Diane Cilento

Our Muse and Mentor

Spirited, uncompromising and wild-at-heart, Diane Cilento won international acclaim as an Actress during the 1950’s and 60’s. Her career spanned six decades, and took her from provincial Brisbane to swinging London via New York and Italy.
She grew up in a household filled with noise; she once described it as a ‘milling-about kind of anthill’. With five siblings, both her grandmothers, her mother’s medical surgery, (Lady Phyllis Cilento) and its accompanying stream of patients, and a few young people nurtured under her mother’s wing, there was a lot of chatter and action in the family home. Ever the adventurer, she would hide herself in her mother’s car so as to accompany her on night-time doctors calls to assist with births, and evening galas, and all manner of events that excited her young mind.
After slipping into an audition at the Royal Academy of Dramatic Art when she was wagging school as a teenager, she displayed a rare talent and was immediately accepted to study there.

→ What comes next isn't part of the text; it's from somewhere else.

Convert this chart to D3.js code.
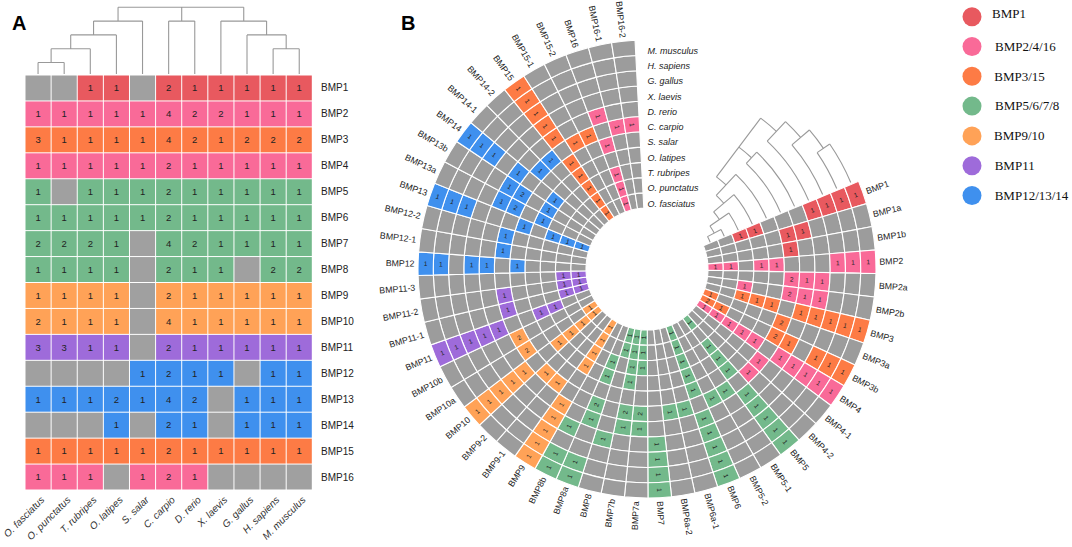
<!DOCTYPE html>
<html><head><meta charset="utf-8">
<script src="https://cdn.jsdelivr.net/npm/d3@7/dist/d3.min.js"></script>
<style>html,body{margin:0;padding:0;background:#fff}svg{display:block}</style>
</head><body><svg id="c" width="1072" height="547"></svg>
<script>
// ---------- data ----------
const species = ["O. fasciatus","O. punctatus","T. rubripes","O. latipes","S. salar","C. carpio","D. rerio","X. laevis","G. gallus","H. sapiens","M. musculus"];
const familyNames = ["BMP1","BMP2/4/16","BMP3/15","BMP5/6/7/8","BMP9/10","BMP11","BMP12/13/14"];
const familyColors = ["#E8595F","#F96A98","#FD7B45","#73B98B","#FFA257","#9E6BDA","#3F90EE"];
const familyOfGene = {1:0,2:1,4:1,16:1,3:2,15:2,5:3,6:3,7:3,8:3,9:4,10:4,11:5,12:6,13:6,14:6};
const heatGenes = ["BMP1","BMP2","BMP3","BMP4","BMP5","BMP6","BMP7","BMP8","BMP9","BMP10","BMP11","BMP12","BMP13","BMP14","BMP15","BMP16"];
const heatCounts = [
 [0,0,1,1,0,2,1,1,1,1,1],[1,1,1,1,1,4,2,2,1,1,1],[3,1,1,1,1,4,2,1,2,2,2],[1,1,1,1,1,2,1,1,1,1,1],
 [1,0,1,1,1,2,1,1,1,1,1],[1,1,1,1,1,2,1,1,1,1,1],[2,2,2,1,0,4,2,1,1,1,1],[1,1,1,1,0,2,1,1,0,2,2],
 [1,1,1,1,0,2,1,1,1,1,1],[2,1,1,1,0,4,1,1,1,1,1],[3,3,1,1,0,2,1,1,1,1,1],[0,0,0,0,1,2,1,1,0,1,1],
 [1,1,1,2,1,4,2,0,1,1,1],[0,0,0,1,0,2,1,0,1,1,1],[1,1,1,1,1,2,1,1,1,1,1],[1,1,1,0,1,2,1,0,0,0,0]];
const ringGenes = ["BMP1","BMP1a","BMP1b","BMP2","BMP2a","BMP2b","BMP3","BMP3a","BMP3b","BMP4","BMP4-1","BMP4-2","BMP5","BMP5-1","BMP5-2","BMP6","BMP6a-1","BMP6a-2","BMP7","BMP7a","BMP7b","BMP8","BMP8a","BMP8b","BMP9","BMP9-1","BMP9-2","BMP10","BMP10a","BMP10b","BMP11","BMP11-1","BMP11-2","BMP11-3","BMP12","BMP12-1","BMP12-2","BMP13","BMP13a","BMP13b","BMP14","BMP14-1","BMP14-2","BMP15","BMP15-1","BMP15-2","BMP16","BMP16-1","BMP16-2"];
// one string per gene, one digit per species (inner ring first)
const ringCounts = ["00110001111","00000110000","00000100000","11011000111","00000211000","00100211000","00111011111","10000200000","21000210111","11111011111","00000100000","00000100000","10111011111","00000100000","00000100000","11111011111","00000100000","00000100000","00000001111","11100210000","11110210000","11000001000","00110210011","00000001011","11110011111","00000100000","00000100000","11110011111","10000200000","00000200000","00110011111","11000100000","11000100000","11000000000","00001011011","00000100000","00000100000","11101000111","00010210000","00010210000","00010010111","00000100000","00000100000","11111011111","00000100000","00000100000","11101010000","00000100000","00000100000"];
// species tree: leaves are species indices, h is the merge height
const speciesTree = {h:4.83,children:[
  {h:3.83,children:[{h:2.83,children:[{h:1.83,children:[{h:0.83,children:[0,1]},2]},3]},4]},
  {h:3.83,children:[5,6]},
  {h:3.83,children:[7,{h:2.83,children:[8,{h:1.83,children:[9,10]}]}]}
]};

// ---------- shared ----------
const svg = d3.select("#c");
const sans = "'Liberation Sans',Arial,sans-serif";
const GRAY_A = "#A0A0A0", GRAY_B = "#9C9C9C", TREE = "#999999";
const familyIndex = g => familyOfGene[parseInt(g.replace("BMP",""),10)];
function buildTree(){
  return d3.hierarchy(speciesTree, d => typeof d === "number" ? null : d.children);
}
function letter(t,x){svg.append("text").attr("x",x).attr("y",29.5).attr("font-family",sans).attr("font-weight",700).attr("font-size",20).attr("fill","#000").text(t);}

// ---------- panel A ----------
const x = d3.scaleBand().domain(species).range([25,312.3]);
const y = d3.scaleBand().domain(heatGenes).range([75,490]);
const gA = svg.append("g");
heatGenes.forEach((g,ri)=>{
  const col = familyColors[familyIndex(g)];
  species.forEach((s,ci)=>{
    const v = heatCounts[ri][ci];
    gA.append("rect").attr("x",x(s)+.5).attr("y",y(g)+.5).attr("width",x.bandwidth()-1).attr("height",y.bandwidth()-1).attr("fill",v?col:GRAY_A);
    if(v) gA.append("text").attr("x",x(s)+x.bandwidth()/2).attr("y",y(g)+y.bandwidth()/2).attr("dy","0.35em").attr("text-anchor","middle").attr("font-family",sans).attr("font-size",9.5).attr("fill","#222").text(v);
  });
  gA.append("text").attr("x",321).attr("y",y(g)+y.bandwidth()/2).attr("dy","0.35em").attr("font-family",sans).attr("font-size",10).attr("fill","#222").text(g);
});
species.forEach(s=>{
  const px=x(s)+x.bandwidth()/2+3.5, py=497;
  gA.append("text").attr("transform",`translate(${px},${py}) rotate(-45)`).attr("text-anchor","end").attr("dy","0.5em").attr("font-family",sans).attr("font-style","italic").attr("font-size",10).attr("fill","#333").text(s);
});
const hY = d3.scaleLinear().domain([0,4.83]).range([74,7.3]);
(function(){
  const root = buildTree();
  const pos = n => {
    if(!n.children) return x(species[n.data])+x.bandwidth()/2;
    const p = n.children.map(pos); n.px = (p[0]+p[p.length-1])/2; return n.px;
  };
  pos(root);
  const px = n => n.children ? n.px : x(species[n.data])+x.bandwidth()/2;
  const hh = n => n.children ? n.data.h : 0;
  const path = d3.path();
  root.descendants().filter(n=>n.children).forEach(n=>{
    const ny = hY(hh(n));
    path.moveTo(px(n.children[0]),ny);
    path.lineTo(px(n.children[n.children.length-1]),ny);
    n.children.forEach(c=>{path.moveTo(px(c),ny);path.lineTo(px(c),hY(hh(c)));});
  });
  svg.append("path").attr("d",path.toString()).attr("fill","none").attr("stroke",TREE).attr("stroke-width",1.1);
})();
letter("A",12);

// ---------- panel B ----------
const cx=647, cy=269;
const deg = d3.scaleLinear().domain([0,360]).range([0,2*Math.PI]);
const ang = d3.scaleBand().domain(ringGenes).range([deg(67.5),deg(357)]);
const rad = d3.scaleBand().domain(species).range([61,229]);
const gB = svg.append("g").attr("transform",`translate(${cx},${cy})`);
const arc = d3.arc();
ringGenes.forEach((g,gi)=>{
  const col = familyColors[familyIndex(g)];
  const a0=ang(g), a1=a0+ang.bandwidth(), am=(a0+a1)/2;
  const amDeg = am*180/Math.PI;
  const flip = amDeg>180;
  const rot = flip ? amDeg+90 : amDeg-90;
  species.forEach((s,si)=>{
    const v = +ringCounts[gi][si];
    const r0=rad(s), r1=r0+rad.bandwidth(), rm=(r0+r1)/2;
    gB.append("path").attr("d",arc({innerRadius:r0,outerRadius:r1,startAngle:a0,endAngle:a1})).attr("fill",v?col:GRAY_B).attr("stroke","#fff").attr("stroke-width",1.1);
    if(v){
      const tx=rm*Math.sin(am), ty=-rm*Math.cos(am);
      gB.append("text").attr("transform",`translate(${tx},${ty}) rotate(${rot})`).attr("text-anchor","middle").attr("dy","0.35em").attr("font-family",sans).attr("font-size",6.5).attr("fill","#222").text(v);
    }
  });
  const lr=232.5, lx=lr*Math.sin(am), ly=-lr*Math.cos(am);
  gB.append("text").attr("transform",`translate(${lx},${ly}) rotate(${rot})`).attr("text-anchor",flip?"end":"start").attr("dy","0.35em").attr("font-family",sans).attr("font-size",8.8).attr("fill","#222").text(g);
});
species.forEach(s=>{
  const r=rad(s)+rad.bandwidth()/2;
  svg.append("text").attr("x",647.5).attr("y",cy-r+3).attr("dy","0.35em").attr("font-family",sans).attr("font-style","italic").attr("font-size",9).attr("fill","#222").text(s);
});
const hA = d3.scaleLinear().domain([0,4.83]).range([deg(67),deg(37)]);
(function(){
  const root = buildTree();
  const rp = n => {
    if(!n.children) return rad(species[n.data])+rad.bandwidth()/2;
    const p = n.children.map(rp); n.rr=(p[0]+p[p.length-1])/2; return n.rr;
  };
  rp(root);
  const rr = n => n.children ? n.rr : rad(species[n.data])+rad.bandwidth()/2;
  const hh = n => n.children ? n.data.h : 0;
  const gT = gB.append("g").attr("fill","none").attr("stroke",TREE).attr("stroke-width",1.1);
  root.descendants().filter(n=>n.children).forEach(n=>{
    const a = hA(hh(n));
    const ra=rr(n.children[0]), rb=rr(n.children[n.children.length-1]);
    gT.append("line").attr("x1",ra*Math.sin(a)).attr("y1",-ra*Math.cos(a)).attr("x2",rb*Math.sin(a)).attr("y2",-rb*Math.cos(a));
    n.children.forEach(c=>{
      const r=rr(c), b=hA(hh(c));
      const p=d3.path(); p.arc(0,0,r,a-Math.PI/2,b-Math.PI/2,false);
      gT.append("path").attr("d",p.toString());
    });
  });
})();
letter("B",401);

// ---------- legend ----------
const legendY = d3.scalePoint().domain(familyNames).range([16.7,195.5]);
const legendTextX = [992,995,994.3,995,994,994.7,994.7];
familyNames.forEach((n,i)=>{
  svg.append("circle").attr("cx",972).attr("cy",legendY(n)).attr("r",9.5).attr("fill",familyColors[i]);
  svg.append("text").attr("x",legendTextX[i]).attr("y",legendY(n)-(i==0?3:0)).attr("dy","0.33em").attr("font-family","'Liberation Serif','Times New Roman',serif").attr("font-size",13).attr("fill","#111").text(n);
});
</script></body></html>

And so a tumultuous career began.

Diane was one of those bright, effervescent creative people who could fashion artistic projects seemingly at will.  She appeared in over 30 films, where she injected a much-needed dose of sexuality into the staid 50’s and 60’s film iconography. She was once described as a ‘lick of flame’,
She on to publish two stunning novels, The Manipulator and Hybrid, and an autobiography full of charming victories and delicious anecdotes.
In later years, the Oscar nominated and Tony Award-winning Actress established Karnak Playhouse. She first came to Far North Queensland in 1975. She was filming a documentary in the region and fell madly and deeply in love with the area, with its crystalline seas, jagged mountains, and existential rainforest
Giovanna Volpe, Diane’s daughter, offers the following recollections…
“Karnak life was fluid adventurous and never dull. Mum decided she would follow the path of Sufism a mystical sect.  Of course Mum’s brand of Sufism was dedicated to Ibn al Arabi, obscure, highly controversial, and very demanding. For my mother this quote from Ibn al Arabi was her mystical quest:
My heart can take on any form:
A meadow for gazelles,
A cloister for monks,
For the idols, sacred ground,
Ka’ba for the circling pilgrim,
The tables of the Torah,
The scrolls of the Quran.

My creed is Love;
Wherever its caravan turns along the way,
That is my belief,

“She loved Rumi the great Sufi poet and visited his Mazar in Konya, Turkey even making a documentary about him.  It’s probably not really known that she meditated every morning, and taught many people to meditate, she felt called to put people in touch with their own meaning whatever that might be, and that included artists, Indigenous people, and actors.
“Diane had such an intimate relationship with Douglashire, Diane loved the way the sea meets the rainforest. She absolutely adored living at Karnak, hated leaving except for short holidays, for her it was such a privilege to be able to live amongst such beauty, pretty much every morning she took a dip in the lake, she lovingly planted hundreds of trees, and looked after the Karnak grounds.  She fiercely defended the right of Douglashire to be independent of Cairns.  She was an initiated elder of the local Aboriginal tribe the Kuku Yalanji and supported them in performance and arts education, Karnak is one of the few places where the right to live there was granted to Diane by her tribe, she took that as a great honour and so do Jason and I. Far North Queensland was her life, she never regretted leaving Hollywood saying that she wasn’t prepared to sacrifice her ‘Self’ for favours.”
Diane fostered important opportunities for Artists in her home state of Queensland and mentored emerging industry leaders. Diane created the beautiful Karnak Playhouse using a bequest from her mother, Lady Phyllis Cilento. Tasked with making something practical, she dreamed up a beautiful 500-seat Amphitheater open to the stars.
Following Diane’s death in 2011, probate took a long time due to legal reasons. Now that access to the site has been restored, a new vision is arising. Out of this history and legacy, comes a vision of a performing arts house that nurtures the best of the emerging and established Australian cultural Arts scene.